Some top Customs officers also fault the move on the grounds that the ports are Customs ports and other government agencies would have to work from outside the ports and only come in when their services are needed.
Speaking on this development, a Deputy Controller of Nigeria Customs Service (NCS) who pleaded anonymity said: “NSC management and other port stakeholders ought to study the Section 12 and 18 of the Customs Excise Management Act (CEMA). Everyone wants to be at the ports. What has happened to the road infrastructure and rail connectivity which are the main problems at Lagos ports?”
Corroborating the views above, the President of Africa Association of Professional Freight Forwarders in Nigeria (APFFLON) Mr. Frank Ogunojemite said the allocation of NSC staff would stop the nonchalant attitudes of terminals and shipping companies.
His words: “As far as I’m concerned, assigning people to terminals isn’t the main issue.
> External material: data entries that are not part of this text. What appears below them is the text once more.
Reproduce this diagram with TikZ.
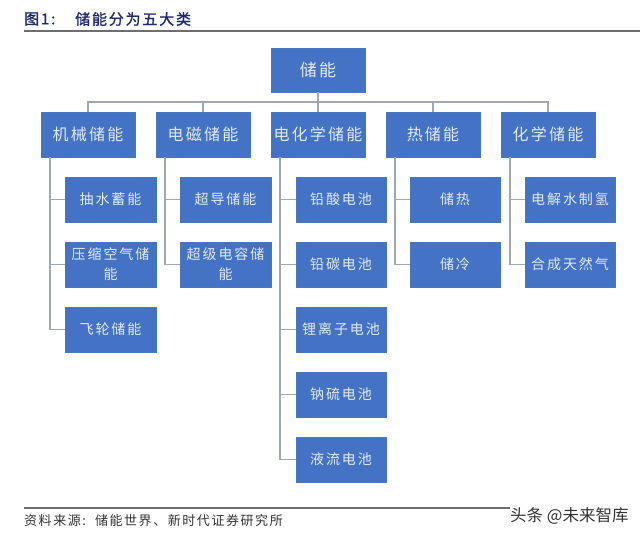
\documentclass[tikz,border=0pt]{standalone}
\usepackage{fontspec}
\setmainfont{Noto Sans CJK SC}
\newfontfamily\boxfont[LetterSpace=14]{Noto Sans CJK SC}
\newfontfamily\titlefont[LetterSpace=12,FakeBold=1.2]{Noto Sans CJK SC}
\newfontfamily\notefont[LetterSpace=12]{Noto Sans CJK SC}
\definecolor{boxblue}{HTML}{4472C4}
\definecolor{boxedge}{HTML}{4A76BE}
\definecolor{connector}{HTML}{A0A8B4}
\definecolor{rulegray}{HTML}{6E6E6E}
\definecolor{navy}{HTML}{1F2A6E}
\definecolor{boxtext}{HTML}{E4EAF4}
\tikzset{
  x=1pt,y=-1pt,
  base/.style={draw=boxedge,fill=boxblue,text=boxtext,inner sep=0pt,align=center,line width=0.5pt,font=\boxfont},
  rootbox/.style={base,minimum width=93.5pt,minimum height=43.5pt,font=\boxfont\fontsize{17}{20}\selectfont},
  catbox/.style={base,minimum width=93.5pt,minimum height=44.5pt,font=\boxfont\fontsize{16}{18}\selectfont},
  itembox/.style={base,minimum width=90.5pt,minimum height=44.5pt,text width=89pt,font=\boxfont\fontsize{14}{22}\selectfont},
  link/.style={draw=connector,line width=1.7pt},
  rulebar/.style={draw=rulegray,line width=2pt}
}
\begin{document}
\begin{tikzpicture}
\useasboundingbox (0,0) rectangle (640,538);
% title and rules
\node[anchor=west,inner sep=0pt,text=navy,font=\titlefont\fontsize{15}{16}\selectfont] (fig) at (24,19) {图1:};
\node[anchor=west,inner sep=0pt,text=navy,font=\titlefont\fontsize{15}{16}\selectfont] (title) at (75,19) {储能分为五大类};
\coordinate (t1) at (24,30.5); \coordinate (t2) at (640,30.5);
\draw[rulebar] (t1) -- (t2);
\coordinate (b1) at (24,507.5); \coordinate (b2) at (510,507.5);
\draw[rulebar] (b1) -- (b2);
\node[anchor=west,inner sep=0pt,text=black!80,font=\notefont\fontsize{13}{14}\selectfont] (src) at (24,521) {资料来源:\hspace{9pt}储能世界、新时代证券研究所};
\node[anchor=west,inner sep=0pt,text=black!80,font=\fontsize{16.5}{18}\selectfont] (mark) at (510,516) {头条 @未来智库};
% boxes
\node[rootbox] (root) at (318,70) {储能};
\node[catbox] (a) at (88,134.5) {机械储能};
\node[catbox] (b) at (203,134.5) {电磁储能};
\node[catbox] (c) at (318,134.5) {电化学储能};
\node[catbox] (d) at (433,134.5) {热储能};
\node[catbox] (e) at (548,134.5) {化学储能};
\node[itembox] (a1) at (110.5,199.5) {抽水蓄能};
\node[itembox] (a2) at (110.5,264.5) {压缩空气储\\[-2pt]能};
\node[itembox] (a3) at (110.5,329.5) {飞轮储能};
\node[itembox] (b1x) at (225.5,199.5) {超导储能};
\node[itembox] (b2x) at (225.5,264.5) {超级电容储\\[-2pt]能};
\node[itembox] (c1) at (341,199.5) {铅酸电池};
\node[itembox] (c2) at (341,264.5) {铅碳电池};
\node[itembox] (c3) at (341,329.5) {锂离子电池};
\node[itembox] (c4) at (341,394.5) {钠硫电池};
\node[itembox] (c5) at (341,459.5) {液流电池};
\node[itembox] (d1) at (455,199.5) {储热};
\node[itembox] (d2) at (455,264.5) {储冷};
\node[itembox] (e1) at (570,199.5) {电解水制氢};
\node[itembox] (e2) at (570,264.5) {合成天然气};
% top bus
\foreach \n in {a,b,c,d,e}{
  \draw[link] (root.south) -- ++(0,10) -| (\n.north);
}
% side connectors
\foreach \n/\k in {a/a1,a/a2,a/a3,b/b1x,b/b2x,c/c1,c/c2,c/c3,c/c4,c/c5,d/d1,d/d2,e/e1,e/e2}{
  \draw[link] ([xshift=9pt]\n.south west) |- (\k.west);
}
\end{tikzpicture}
\end{document}
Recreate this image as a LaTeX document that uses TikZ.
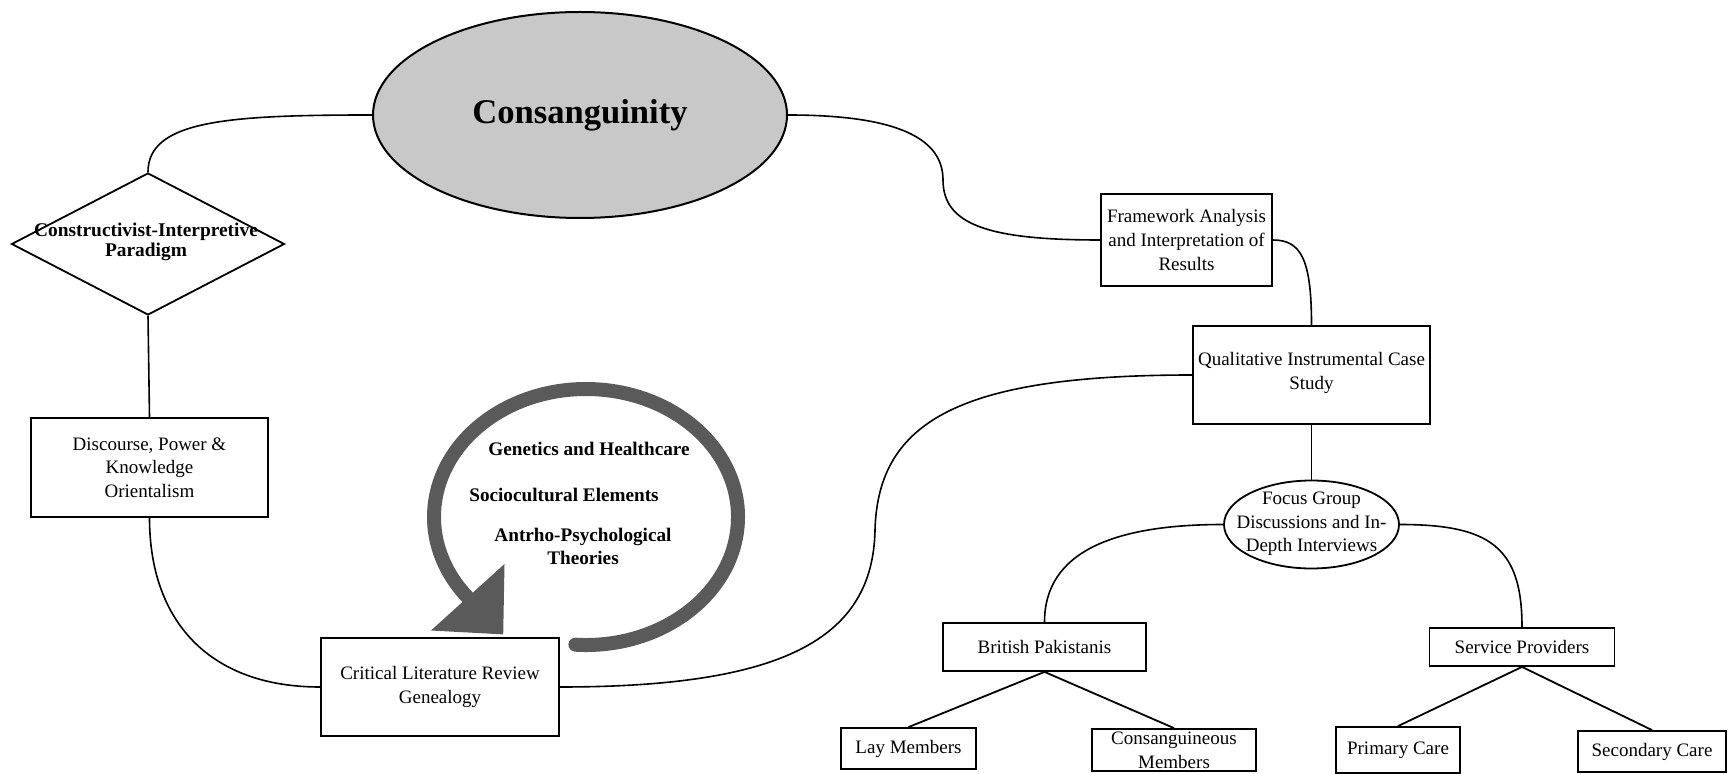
\documentclass[tikz,border=0pt]{standalone}
\usepackage{fontspec}
\setmainfont{Liberation Serif}
\usetikzlibrary{shapes.geometric}
\definecolor{ellgray}{RGB}{200,200,200}
\definecolor{arrgray}{RGB}{90,90,90}
\tikzset{
 box/.style={draw, line width=0.9pt, rectangle, inner sep=0pt, align=center, font=\fontsize{9.5}{11.8}\selectfont},
 conn/.style={draw, line width=0.8pt},
 lbl/.style={inner sep=0pt, align=center, font=\fontsize{9.5}{11.8}\selectfont},
 blbl/.style={inner sep=0pt, align=center, font=\bfseries\fontsize{9.6}{11.5}\selectfont},
}
\begin{document}
\begin{tikzpicture}[x=0.5pt,y=0.5pt]
\useasboundingbox (0,0) rectangle (1728,-774);
% big circular arrow
\draw[line width=7pt, arrgray, line cap=round] (575.4,-644.7) arc[start angle=266, end angle=579, x radius=76pt, y radius=64pt];
\fill[arrgray] (503.2,-634.4) -- (504.5,-564) -- (431,-630.5) -- cycle;
% nodes
\node[ellipse, draw, line width=1pt, fill=ellgray, minimum width=207pt, minimum height=103pt, inner sep=0pt] (cons) at (580,-115) {};
\node[inner sep=0pt, font=\bfseries\fontsize{17.3}{20}\selectfont] (consT) at (580,-115) {Consanguinity};
\node[diamond, draw, line width=0.9pt, minimum width=136.5pt, minimum height=71pt, inner sep=0pt] (para) at (148,-244) {};
\node[inner sep=0pt, align=center, font=\bfseries\fontsize{9.7}{10}\selectfont] (paraT) at (146,-242) {Constructivist-Interpretive\\Paradigm};
\node[box, minimum width=118.5pt, minimum height=49.5pt] (disc) at (149.5,-467.5) {Discourse, Power \&\\Knowledge\\Orientalism};
\node[box, minimum width=119pt, minimum height=49pt] (crit) at (440,-687) {Critical Literature Review\\Genealogy};
\node[box, minimum width=85.5pt, minimum height=46pt] (frame) at (1186.5,-240) {Framework Analysis\\and Interpretation of\\Results};
\node[box, minimum width=118.5pt, minimum height=49pt] (qual) at (1311.5,-375) {};
\node[lbl] (qualT) at (1311.5,-373) {Qualitative Instrumental Case\\Study};
\node[ellipse, draw, line width=0.9pt, minimum width=87.5pt, minimum height=44pt, inner sep=0pt] (focus) at (1311.5,-524.5) {};
\node[lbl] (focusT) at (1311.5,-524) {Focus Group\\Discussions and In-\\Depth Interviews};
\node[box, minimum width=101.5pt, minimum height=24pt] (brit) at (1044.5,-647) {British Pakistanis};
\node[box, minimum width=92.5pt, minimum height=19pt] (serv) at (1522,-647) {Service Providers};
\node[box, minimum width=67.5pt, minimum height=20.5pt] (lay) at (908.5,-748.5) {Lay Members};
\node[box, minimum width=82pt, minimum height=21pt] (consm) at (1174,-750) {};
\node[lbl] (consmT) at (1174,-750) {Consanguineous\\Members};
\node[box, minimum width=62pt, minimum height=23pt] (prim) at (1398,-750) {Primary Care};
\node[box, minimum width=74pt, minimum height=20.5pt] (sec) at (1652,-751.5) {Secondary Care};
% loop labels
\node[blbl] (gen) at (589,-449) {Genetics and Healthcare};
\node[blbl] (soc) at (564,-495) {Sociocultural Elements};
\node[blbl] (ant) at (583,-546.5) {Antrho-Psychological\\Theories};
% connectors
\path[conn] (cons.west) .. controls +(-143,0) and +(0,52) .. (para.north);
\path[conn] (para.south) -- (disc.north);
\path[conn] (disc.south) .. controls +(0,-103) and +(-111,0) .. (crit.west);
\coordinate (m1) at (875,-530);
\path[conn] (crit.east) .. controls +(221,0) and +(-2,-110) .. (m1) .. controls +(3,110) and +(-230,0) .. (qual.west);
\coordinate (m2) at (943,-180);
\path[conn] (cons.east) .. controls +(113,0) and +(0,40) .. (m2) .. controls +(0,-45) and +(-111,0) .. (frame.west);
\path[conn] (frame.east) .. controls +(28,0) and +(0,66) .. (qual.north);
\path[conn] (qual.south) -- (focus.north);
\path[conn] (focus.west) .. controls +(-110,0) and +(0,70) .. (brit.north);
\path[conn] (focus.east) .. controls +(90,0) and +(0,80) .. (serv.north);
\path[conn, line width=0.9pt] (brit.south) -- (lay.north);
\path[conn, line width=0.9pt] (brit.south) -- (consm.north);
\path[conn, line width=0.9pt] (serv.south) -- (prim.north);
\path[conn, line width=0.9pt] (serv.south) -- (sec.north);
\end{tikzpicture}
\end{document}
The main issue is getting terminals and shipping companies to adhere to directives. If NSC assigns people to these companies, those assigned there really can’t force the companies to comply. There must be some level of understanding between the regulator and the concessionaires or shipping companies.”
“This also gives credence to the call for NSC to be part of the port concession review because you can only ask people to waive demurrages when you know the terms of contract they signed with the government. This is why APFFLON insisted that NSC should be part of the review of the port concessionaire’s agreement.